One of the things that is making decluttering this house so difficult is that whenever we try to get rid of a really ugly piece of furniture we’ve always hated, somebody decides to take up residence in it.
There is a tree on a hill of yellow gorse,
Where skylarks sing, above the wild grey sea,
That I left long ago when the seed was in the ground,
And I thought if I had wings I could be free.
They said, you cannot live on a hill of yellow gorse,
That the skylarks sing the same in any field,
That life is lived in lights and the glitter of the night,
And silence kills the spirit if you yield.

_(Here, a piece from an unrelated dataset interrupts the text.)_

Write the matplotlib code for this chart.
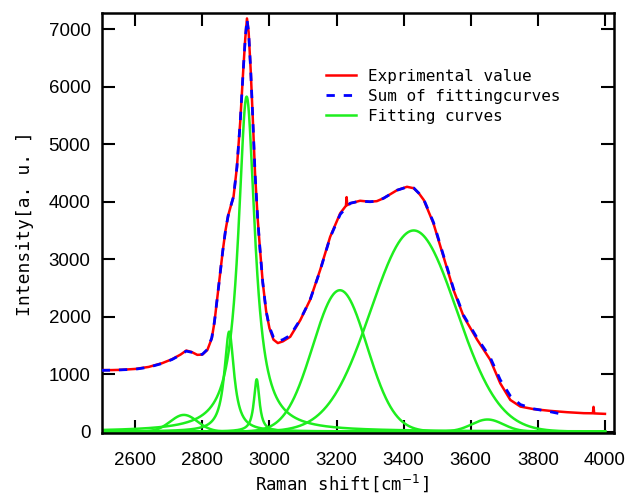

But I hear it in my heart above the traffic’s roar,
The lapping of the waves upon the strand.
The wind sighs in a tree on a hill of yellow gorse,
And the bones sing in the deep depths of the land.
Stronger than the ties of a lifetime wrought of habit,
Than the cords I wove of silver and of gold,
Is the fluttering of feathers and the wind’s voice in the rushes,
Calling back my heart before I grow too old.